Motor sport/ Spanish Grand Prix: BAR's Jenson Button has admitted the two-race ban handed down to his team spells the end of any ambitions he might have harboured of winning this year's Formula One world championship.
"You've got to say that our chance of winning the championship is pretty much gone," he said in the wake of the FIA suspending BAR from the championship after the team was deemed to have displayed a "lack of transparency" and "regrettable negligence" in their treatment of an investigation into a hidden fuel cell in the team's car.
"To come back's pretty much impossible,," he added, "especially with Renault being so strong in the first few races and Ferrari will be strong for the rest of the year."
Button and his team-mate, Takuma Sato, must sit out the Spanish and Monaco races and with both losing the points scored in Imola will have nothing to show for the season when they return to racing at the Nurburgring in three weeks' time.
BAR had arrived in Barcelona buoyed by a performance advantage found in pre-Imola testing, a boost from a poor start to the season that had left the British driver feeling he could fight for the drivers' championship
"With the step we made at Mugello I thought 'wow, we are going to have an awesome year this year'. This is the first one I thought I had a chance to challenge for the championship," he said. "I'd worked it out I had to beat (championship leader) Fernando Alonso by two points in every race, which I thought was reasonable."
That is now not to be and the absence of BAR for two races means that points that would have surely gone the team's way here and in Monaco are up for grabs.
Top of the list to take them are McLaren, who with the removal of Button from the Imola result grabbed third place and a podium spot for Alex Wurz, the team's test driver who had last competed in a grand prix in 2000, for Benetton.
It has been a frustrating season so far for the Mercedes-powered team, who feel they have built their best car for several seasons.
Kimi Raikkonen has been dogged by tabloid tales of bad behaviour away from the race track and most recently Juan Pablo Montoya was ruled out of two races with a scapula fractured playing tennis.
Despite claiming good results with four different drivers - second tester Pedro de la Rosa claimed fifth in Bahrain - McLaren have not made the most of the difficulties encountered by Ferrari in the first four races of the campaign.
Tomorrow could see a reversal of those fortunes, though, in yesterday's second practice session, Montoya, returned from injury, almost compounded the pain with a massive off at turn nine, though he was unhurt."I went to see the FIA medical delegate (Gary Hartstein) afterwards and he said I was absolutely fine," said Montoya.
McLaren's position is strengthened by the woes being experienced at Williams.
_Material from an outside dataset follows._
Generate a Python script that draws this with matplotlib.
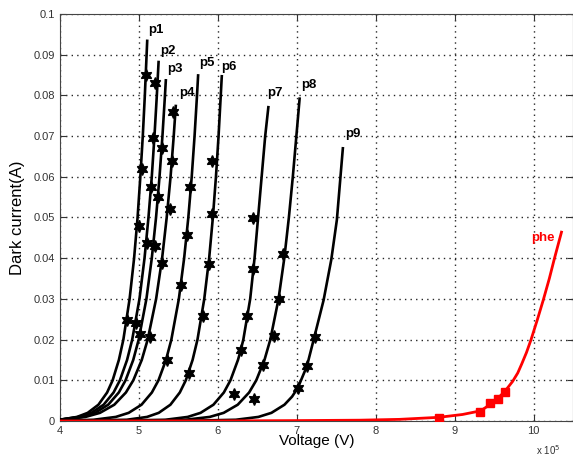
import matplotlib
matplotlib.use("Agg")
import matplotlib.pyplot as plt

plt.rcParams['font.family'] = ['Liberation Sans', 'DejaVu Sans']

# fitted curves: voltage (x 1e5 V) and dark current (A)
p1_v = [4.0, 4.216, 4.351, 4.487, 4.597, 4.667, 4.746, 4.803, 4.882, 4.939, 4.983, 5.018, 5.049, 5.075, 5.105]
p1_i = [0.0003, 0.001, 0.002, 0.004, 0.007, 0.01, 0.015, 0.02, 0.03, 0.04, 0.05, 0.06, 0.07, 0.08, 0.0934]
p2_v = [4.0, 4.240, 4.397, 4.553, 4.679, 4.759, 4.850, 4.915, 5.007, 5.071, 5.121, 5.163, 5.197, 5.227, 5.249]
p2_i = [0.00034, 0.001, 0.002, 0.004, 0.007, 0.01, 0.015, 0.02, 0.03, 0.04, 0.05, 0.06, 0.07, 0.08, 0.0882]
p3_v = [4.0, 4.279, 4.445, 4.611, 4.745, 4.831, 4.928, 4.997, 5.095, 5.163, 5.217, 5.261, 5.298, 5.330, 5.341]
p3_i = [0.00031, 0.001, 0.002, 0.004, 0.007, 0.01, 0.015, 0.02, 0.03, 0.04, 0.05, 0.06, 0.07, 0.08, 0.0837]
p4_v = [4.0, 4.323, 4.506, 4.688, 4.835, 4.929, 5.036, 5.111, 5.218, 5.294, 5.352, 5.401, 5.441, 5.467]
p4_i = [0.00029, 0.001, 0.002, 0.004, 0.007, 0.01, 0.015, 0.02, 0.03, 0.04, 0.05, 0.06, 0.07, 0.0774]
p5_v = [4.0, 4.425, 4.707, 4.870, 5.033, 5.164, 5.248, 5.343, 5.411, 5.506, 5.573, 5.626, 5.669, 5.705, 5.736, 5.750]
p5_i = [0.00005, 0.0003, 0.001, 0.002, 0.004, 0.007, 0.01, 0.015, 0.02, 0.03, 0.04, 0.05, 0.06, 0.07, 0.08, 0.0849]
p6_v = [4.0, 4.846, 5.103, 5.251, 5.399, 5.518, 5.594, 5.680, 5.742, 5.828, 5.890, 5.937, 5.976, 6.009, 6.037, 6.050]
p6_i = [0.00001, 0.0003, 0.001, 0.002, 0.004, 0.007, 0.01, 0.015, 0.02, 0.03, 0.04, 0.05, 0.06, 0.07, 0.08, 0.0847]
p7_v = [4.5, 5.335, 5.618, 5.781, 5.944, 6.076, 6.160, 6.255, 6.290, 6.323, 6.41, 6.465, 6.51, 6.555, 6.60, 6.64]
p7_i = [0.00001, 0.0003, 0.001, 0.002, 0.004, 0.007, 0.01, 0.015, 0.0174, 0.02, 0.03, 0.04, 0.05, 0.06, 0.07, 0.0771]
p8_v = [5.0, 5.588, 5.897, 6.074, 6.252, 6.396, 6.487, 6.591, 6.665, 6.769, 6.842, 6.90, 6.95, 6.995, 7.036]
p8_i = [0.00002, 0.0003, 0.001, 0.002, 0.004, 0.007, 0.01, 0.015, 0.02, 0.03, 0.04, 0.05, 0.06, 0.07, 0.0792]
p9_v = [5.5, 6.227, 6.514, 6.679, 6.844, 6.941, 7.015, 7.129, 7.213, 7.34, 7.437, 7.508, 7.584]
p9_i = [0.00002, 0.0003, 0.001, 0.002, 0.004, 0.006, 0.0082, 0.0135, 0.0199, 0.0297, 0.0396, 0.0494, 0.067]
phe_v = [4.0, 6.0, 7.0, 7.8, 8.3, 8.8, 9.1, 9.33, 9.5, 9.633, 9.734, 9.80, 9.85, 9.91, 9.967, 10.05,
         10.123, 10.2, 10.263, 10.354]
phe_i = [0.0, 0.00002, 0.0001, 0.0002, 0.0004, 0.0009, 0.0016, 0.0025, 0.0047, 0.0072, 0.0097, 0.0118,
         0.014, 0.0168, 0.0199, 0.025, 0.0297, 0.035, 0.0398, 0.0464]

# measured points (stars)
m1_v = [5.092, 5.033, 4.999, 4.843]
m1_i = [0.0849, 0.0619, 0.0479, 0.0248]
m2_v = [5.202, 5.181, 5.147, 5.105, 4.957]
m2_i = [0.0831, 0.0696, 0.0574, 0.0438, 0.024]
m3_v = [5.29, 5.244, 5.206, 5.016]
m3_i = [0.067, 0.0551, 0.0431, 0.0213]
m4_v = [5.438, 5.417, 5.40, 5.29, 5.139]
m4_i = [0.0758, 0.0639, 0.052, 0.0389, 0.0207]
m5_v = [5.653, 5.603, 5.535, 5.354]
m5_i = [0.0574, 0.0457, 0.0334, 0.015]
m6_v = [5.93, 5.923, 5.885, 5.813, 5.636]
m6_i = [0.0638, 0.0508, 0.0385, 0.0258, 0.0119]
m7_v = [6.45, 6.445, 6.374, 6.29, 6.20]
m7_i = [0.0498, 0.0373, 0.0258, 0.0174, 0.0067]
m8_v = [6.825, 6.77, 6.707, 6.572, 6.458]
m8_i = [0.041, 0.0299, 0.0209, 0.0138, 0.0053]
m9_v = [7.226, 7.129, 7.015]
m9_i = [0.0207, 0.0135, 0.0082]
mphe_v = [8.798, 9.326, 9.448, 9.554, 9.633]
mphe_i = [0.0007, 0.0023, 0.0043, 0.0054, 0.0072]

labels = ['p1', 'p2', 'p3', 'p4', 'p5', 'p6', 'p7', 'p8', 'p9']
label_pos = [(5.12, 0.0945), (5.27, 0.0895), (5.36, 0.085), (5.51, 0.079),
             (5.76, 0.0865), (6.04, 0.0855), (6.62, 0.079), (7.05, 0.081), (7.61, 0.069)]

curves = [(p1_v, p1_i), (p2_v, p2_i), (p3_v, p3_i), (p4_v, p4_i), (p5_v, p5_i),
          (p6_v, p6_i), (p7_v, p7_i), (p8_v, p8_i), (p9_v, p9_i)]
marks = [(m1_v, m1_i), (m2_v, m2_i), (m3_v, m3_i), (m4_v, m4_i), (m5_v, m5_i),
         (m6_v, m6_i), (m7_v, m7_i), (m8_v, m8_i), (m9_v, m9_i)]

fig = plt.figure(figsize=(5.73, 4.59), dpi=100)
ax = fig.add_axes([0.1047, 0.0828, 0.8953, 0.8867])

for (cv, ci), (mv, mi) in zip(curves, marks):
    ax.plot(cv, ci, color='black', lw=1.9, zorder=3)
    ax.plot(mv, mi, linestyle='none', marker=(6, 1, 0), markersize=8.5,
            color='black', zorder=4)

ax.plot(phe_v, phe_i, color='red', lw=2.0, zorder=5)
ax.plot(mphe_v, mphe_i, linestyle='none', marker='s', markersize=6,
        color='red', zorder=6)

for lab, (x, y) in zip(labels, label_pos):
    ax.text(x, y, lab, fontsize=9.5, fontweight='bold', color='black',
            ha='left', va='bottom', zorder=7)
ax.text(10.27, 0.0435, 'phe', fontsize=9.5, fontweight='bold', color='red',
        ha='right', va='bottom', zorder=7)

ax.set_xlim(4, 10.5)
ax.set_ylim(0, 0.1)
ax.set_xticks([4, 5, 6, 7, 8, 9, 10])
ax.set_xticklabels(['4', '5', '6', '7', '8', '9', '10'])
yt = [0, 0.01, 0.02, 0.03, 0.04, 0.05, 0.06, 0.07, 0.08, 0.09, 0.1]
ax.set_yticks(yt)
ax.set_yticklabels(['0', '0.01', '0.02', '0.03', '0.04', '0.05', '0.06',
                    '0.07', '0.08', '0.09', '0.1'])
ax.tick_params(direction='in', length=4, labelsize=8, colors='#333333',
               top=True, right=True)
ax.grid(True, linestyle=(0, (1, 3)), color='black', linewidth=1.0, alpha=0.85)
for s in ax.spines.values():
    s.set_color('#444444')
    s.set_linewidth(0.8)

ax.set_xlabel('Voltage (V)', fontsize=11, labelpad=-1)
ax.set_ylabel('Dark current(A)', fontsize=12, labelpad=6)
fig.text(0.935, 0.008, r'x 10$^5$', fontsize=7, color='#333333')

fig.savefig('out.png', dpi=100)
The BMW-powered team yesterday discovered an exhaust valve problem with Nick Heidfeld's car and were forced to request new powerplants for both their drivers' cars from BMW.
Heidfeld ran in yesterday's practice sessions, meaning that with a new engine fitted today he will be demoted 10 places on tomorrow's grid.
All of which leaves Renault and Ferrari. The French team's star turn Fernando Alonso arrived on home turf after three straight wins and a stirring and encouragingly aggressive defence of his lead against Michael Schumacher at Imola.
There is pressure on the 23-year-old's shoulders, however. The Circuit de Catalunya is a sea of Renault blue and yellow this weekend, every last ticket for the 115,000-capacity track having been snapped up weeks ago.
It is pressure Michael Schumacher will hope to exploit.